Fin connaisseur et défenseur de l’œuvre de l’artiste suisse Louis Soutter, le galeriste Karsten Greve publie un nouvel et ultime ouvrage – un coffret le réunissant avec les deux précédents est en cours d’édition – sur la dernière période de l’artiste : les « peintures au doigt ». Éric Vuillard y intitule son texte « Peindre le désastre » et Guillermo Aguirre, « Les nocturnes de Louis Soutter ». Pour autant, les deux formules qualifient bien plus la vie de l’artiste que l’œuvre en elle-même.
Louis Soutter est né en 1871 à Morges, en Suisse, au sein d’une famille de la haute bourgeoisie vaudoise. Son père est pharmacien et sa mère est la grand-tante de l’architecte Charles-Édouard Jeanneret-Gris, dit Le Corbusier. Doué très tôt pour les sciences, il pratique parallèlement le violon dès l’enfance. Il poursuit dès lors des études de musique à Bruxelles, tout en suivant des cours de peinture et de dessin. En 1897, il part aux États-Unis, se marie et mène une vie de bohème qui effraie sa famille. Rentré en Suisse après le décès de son père en 1904, il est titulaire d’un poste de violoniste au Théâtre de Genève ainsi qu’à l’Orchestre symphonique de Lausanne, et devient de plus en plus «extravagant», sinon «excentrique». Les photographies de Théo Frey témoignent de son attitude de dandy.
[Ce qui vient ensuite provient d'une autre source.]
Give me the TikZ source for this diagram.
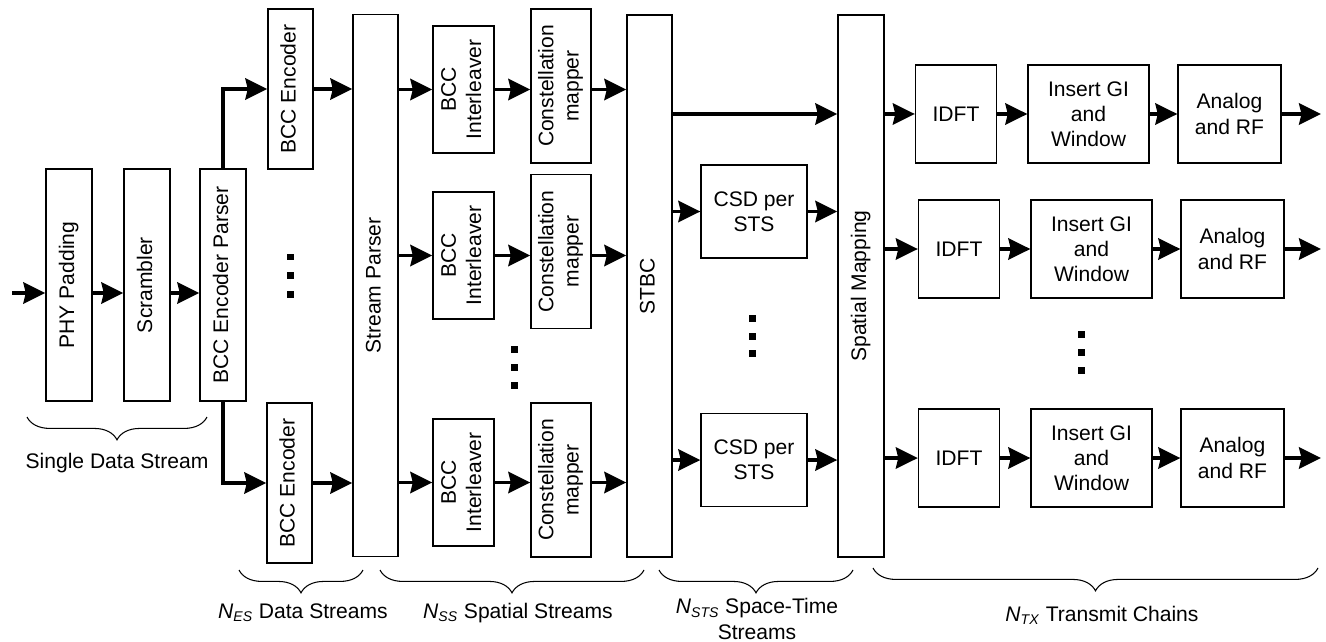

Au sortir de la Première Guerre mondiale, Louis Soutter est placé contre son gré, en 1923, à la maison de retraite de Baillagues (Jura), où il décédera en 1942. C’est durant ces dix-neuf années qu’il produit l’essentiel de son œuvre. Il travaille alors à l’encre et au crayon sur des cahiers d’écolier, et parfois même au stylo à bille sur les feuilles de papier mises à disposition au bureau de poste local. S’entremêle à des visions hallucinatoires et mystiques le traumatisme de la mort de sa sœur en 1916. Ce travail, atypique à plus d’un titre, n’aurait eu aucune audience sans le soutien du peintre René Auberjonois et de son cousin Le Corbusier qui présente ses dessins à la galeriste Jeanne Bucher en 1931, puis le promeut aux États-Unis.
Peindre malgré la nuit
À partir de 1937, atteint à la fois d’arthrose et de cécité, Louis Soutter ne peut plus qu’utiliser le bout des doigts de ses mains pour peindre ; il ne lui reste que cinq ans à vivre. Sa nuit est ainsi celle de la lente décrépitude de son corps – ce fameux « désastre » ? –, alors que sa volonté de créer demeure intacte. L’expressivité et l’intensité de ses dessins proviennent sans nul doute de cette lutte permanente contre le temps qui lui est compté, mais également contre ce corps social suisse qui ne lui renvoie qu’ignorance et indifférence.
Pour autant, il n’y a aucune aigreur à chercher ici, mais bien au contraire des épiphanies sans cesse renouvelées. Ses poèmes en attestent, tel cet extrait écrit au revers de l’œuvre Nuit datée de 1930 : « Toute âme est une / Le corps merveilleux / Répand sa carnation / Plaisir des yeux / Même éternelle passion. » Malgré l’isolement, le froid et la faim qui recouvrent les hospices helvétiques d’une chappe d’abandon et d’indifférence, en écho à cette guerre, ses massacres et ses exterminations qui déchirent et fracturent le reste de l’Europe, Louis Soutter travaille coûte que coûte. Aussi, au cœur de cette œuvre terrible et fulgurante, le monde ne va-t-il pas vers sa perte ; bien au contraire, il ne cesse de survivre au-delà de tout vacillement. C’est sans doute pour cela qu’elle nous bouleverse encore et toujours autant.